Tanks Ex…I just so happen to have a large link of beef and porked beast kielbasa defrosted as we speak. Some cans of beans are in the 90 day supply pantry too. Do believe there is a coupla bottles of Sweet Baby Ray’s Brown Sugar and Hickory Smoke Sauce handy.
Had some cheese grits with eggs earlier to tide me over.
Oh, you poor fella, sounds like you’re starving to death down there in the hinterlands.
Any feral boar hunting down where you are?
The struggle is real Mi’Lady. You know how it is with my see food diet.
The boys are catching them feral boars constantly. No limit. The smart ones are catching and caging and feeding out on sweet feed for a few weeks before the butchering. Gets the wild game taste out. Doc was getting impatient cause he was overrun with them, so when Bambi season ended, he started blazing away with that Remington 700. Good Times!
Must be quite a party, living inside that head of yours.
*grin*
Thanks for the back-up, Ex.
Any time!
The sausage in the picture looks like a redneck pacifier.
The recipe looks delicious.
OK, I unexpectedly laughed way too hard at this…speaking of photos in my mind…I just with I could work that into the The Hemisphere of Insults®™ somehow.
But I like really, really kielbasa so i’m kinda conflicted.
It’s a poor fit if it must be forced.
Chippy…How about;”…he’s such a pu$$y (or sissy) he uses a kielbasa sausage for a pacifier.”?
Redneck Pacifier in a sentence:
1: While visiting Chesapeake, Virginia, Dan found himself swinging from Bubba’s redneck pacifier.

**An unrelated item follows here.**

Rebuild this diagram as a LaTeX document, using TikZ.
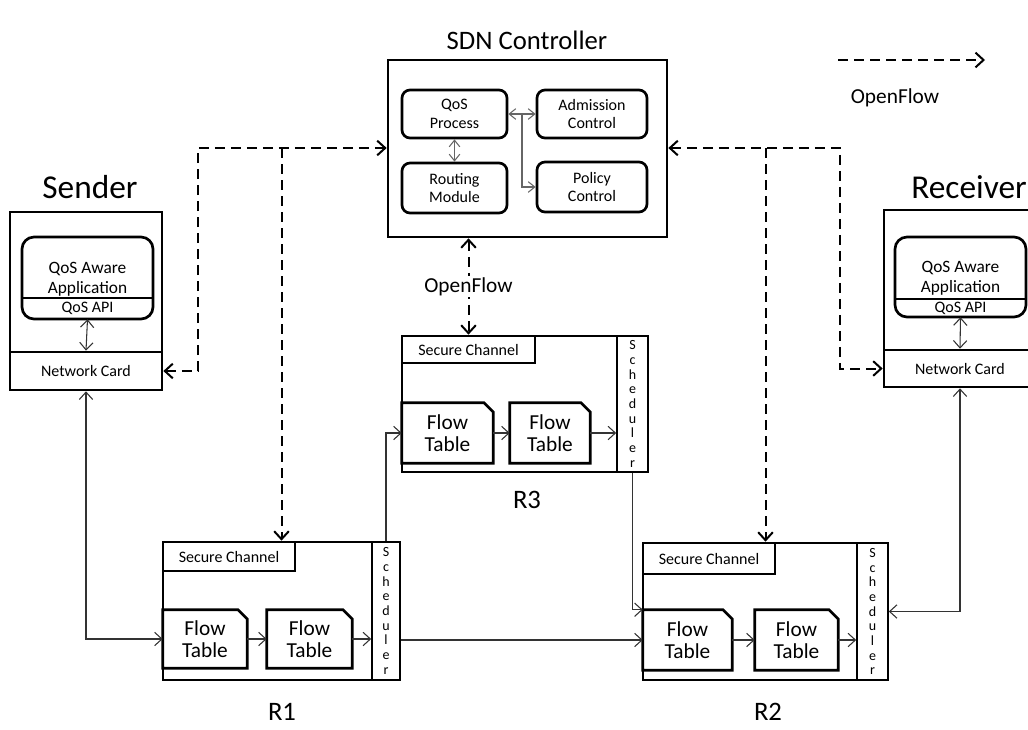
\documentclass[tikz,border=0pt]{standalone}
\usepackage{fontspec}
\setmainfont{Carlito}
\usetikzlibrary{calc,fit,arrows.meta}

\begin{document}
\begin{tikzpicture}[x=0.75pt,y=-0.75pt,
  >={Straight Barb[length=5.5pt,width=10pt]},
  box/.style={draw,line width=2pt,inner sep=0pt},
  mod/.style={box,rounded corners=6pt},
  txt/.style={label={[align=center,font=\fontsize{12}{14}\selectfont]center:#1}},
  ftab/.style={inner sep=0pt,label={[align=center,font=\fontsize{16}{17}\selectfont]center:Flow\\Table}},
  sched/.style={draw,line width=1.2pt,inner sep=0pt,
    label={[align=center,font=\fontsize{10.5}{11}\selectfont]center:S\\c\\h\\e\\d\\u\\l\\e\\r}},
  lnk/.style={line width=0.8pt,black!80},
  cin/.style={line width=0.8pt,gray!80!black,>={Straight Barb[length=5pt,width=8pt]}},
  ofl/.style={line width=1.5pt,dash pattern=on 7.5pt off 4.5pt,>={Straight Barb[length=6pt,width=11pt]}},
  title/.style={font=\fontsize{20}{22}\selectfont},
  host/.style={font=\fontsize{25}{27}\selectfont}]
  \clip (0,0) rectangle (1028,729);

  % controller
  \node[title] (ctltxt) at (527,40) {SDN Controller};
  \node[box,fit={(388,60) (667,237)}] (ctl) {};
  \node[mod,fit={(402,90) (507,138)},txt={QoS\\Process}] (qos) {};
  \node[mod,fit={(537,90) (647,138)},txt={Admission\\Control}] (adm) {};
  \node[mod,fit={(402,163) (507,213)},txt={Routing\\Module}] (rout) {};
  \node[mod,fit={(537,162) (647,212)},txt={Policy\\Control}] (pol) {};
  \draw[cin,<->] (qos.south) -- (rout.north);
  \draw[cin,<->] (qos.east) -- (adm.west);
  \coordinate (jn) at ($(qos.east)!0.5!(adm.west)$);
  \draw[cin,->] (jn) |- (pol.west);

  % sender
  \node[host] (sndtxt) at (90,187) {Sender};
  \node[box,fit={(10,212) (162,390)}] (snd) {};
  \node[mod,rounded corners=9pt,fit={(22,237) (153,319)}] (sapp) {};
  \node[align=center,font=\fontsize{13}{15}\selectfont] (sapptxt) at (87.5,279) {QoS Aware\\Application};
  \node[inner sep=0pt,fit={(22,298) (153,319)},txt={QoS API}] (sapi) {};
  \draw[line width=1.5pt] (sapi.north west) -- (sapi.north east);
  \node[box,fit={(10,352) (162,390)},txt={Network Card}] (snic) {};
  \draw[lnk,<->] (sapi.south) -- (snic.north);

  % receiver
  \node[host] (rcvtxt) at (969,187) {Receiver};
  \node[box,fit={(884,210) (1036,387)}] (rcv) {};
  \node[mod,rounded corners=9pt,fit={(895,237) (1026,317)}] (rapp) {};
  \node[align=center,font=\fontsize{13}{15}\selectfont] (rapptxt) at (960.5,278) {QoS Aware\\Application};
  \node[inner sep=0pt,fit={(895,299) (1026,317)},txt={QoS API}] (rapi) {};
  \draw[line width=1.5pt] (rapi.north west) -- (rapi.north east);
  \node[box,fit={(884,350) (1036,387)},txt={Network Card}] (rnic) {};
  \draw[lnk,<->] (rapi.south) -- (rnic.north);

  % switches
  \node[box,fit={(402,336) (648,472)}] (r3) {};
  \node[box,fit={(402,336) (535,363)},txt={Secure Channel}] (r3sc) {};
  \node[ftab,fit={(402,403) (493,463)}] (r3a) {};
  \node[ftab,fit={(510,403) (590,463)}] (r3b) {};
  \node[sched,fit={(617,336) (648,472)}] (r3s) {};
  \node[title] (r3lab) at (527,500) {R3};

  \node[box,fit={(163,542) (400,680)}] (r1) {};
  \node[box,fit={(163,542) (295,571)},txt={Secure Channel}] (r1sc) {};
  \node[ftab,fit={(163,610) (247,668)}] (r1a) {};
  \node[ftab,fit={(267,610) (352,668)}] (r1b) {};
  \node[sched,fit={(372,542) (400,680)}] (r1s) {};
  \node[title] (r1lab) at (282,712) {R1};

  \node[box,fit={(643,543) (888,680)}] (r2) {};
  \node[box,fit={(643,543) (775,574)},txt={Secure Channel}] (r2sc) {};
  \node[ftab,fit={(643,610) (732,670)}] (r2a) {};
  \node[ftab,fit={(755,610) (838,670)}] (r2b) {};
  \node[sched,fit={(857,543) (888,680)}] (r2s) {};
  \node[title] (r2lab) at (768,712) {R2};

  % flow tables with the cut corner
  \foreach \t in {r1a,r1b,r3a,r3b,r2a,r2b}
    \draw[line width=2pt] (\t.south west) -- (\t.north west) -- ([xshift=-7pt]\t.north east)
      -- ([yshift=-7pt]\t.north east) -- (\t.south east) -- cycle;

  % data path
  \draw[lnk,<->] (snic.south) |- (r1a.west);
  \foreach \a/\b in {r1a/r1b,r1b/r1s,r3a/r3b,r3b/r3s,r2a/r2b,r2b/r2s}
    \draw[lnk,->] (\a.east) -- (\a.east -| \b.west);
  \draw[lnk,->] (r1s.east |- r2a.west) -- (r2a.west);
  \draw[lnk,->] (r1s.north) |- (r3a.west);
  \draw[lnk,->] (r3s.south) |- (r2a.north west);
  \draw[lnk,<->] (rnic.south) |- (r2s.east);

  % openflow links
  \coordinate (lk) at (198,148);
  \coordinate (rk) at (840,148);
  \draw[ofl,<->] (snic.east) -| (lk) -- (ctl.west |- lk);
  \draw[ofl,->] (lk -| r1.north) -- (r1.north);
  \draw[ofl,<->] (ctl.east |- rk) -- (rk) |- (rnic.west);
  \draw[ofl,->] (rk -| r2.north) -- (r2.north);
  \draw[ofl,<->] (ctl.south -| r3sc.north) -- node[fill=white,inner sep=1pt,font=\fontsize{16}{17}\selectfont] (ofmid) {OpenFlow} (r3sc.north);

  % legend
  \coordinate (lga) at (838,60);
  \coordinate (lgb) at (985,60);
  \draw[ofl,->] (lga) -- (lgb);
  \node[font=\fontsize{16}{17}\selectfont] (lgtxt) at (895,98) {OpenFlow};
\end{tikzpicture}
\end{document}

2: Looking some extra fun in MD, Dallas introduced himself to Thor’s redneck pacifier.
🙂 I am sure their are plenty more.
It may look silly, but it has great flavor. Smoked kielbasa – mmmmm good!
Omit the (presumably) sweetened BBQ sauce and/or sugar/other sweeteners from two of the above recipes and I might give them a try. Otherwise, I’ll pass.
Never did care for the combination of sweet and meat/poultry/fish.
Sweet baked beans. Jalapeno sausage. ‘Nuff said.
Back a few years ago when PH first posted this, the suggestion was made to try it using other beans, sausage, and sauce. I did, using cannellini beans, Italian sausage, and a good marinara. It was delish.
Do believe that PH told us at the time to use whatever combination of beans, meat, sauce we wish. Good advice.
I make these BBQ beans and smoked sausage and it was perfect. Thank you so much for sharing this recipe.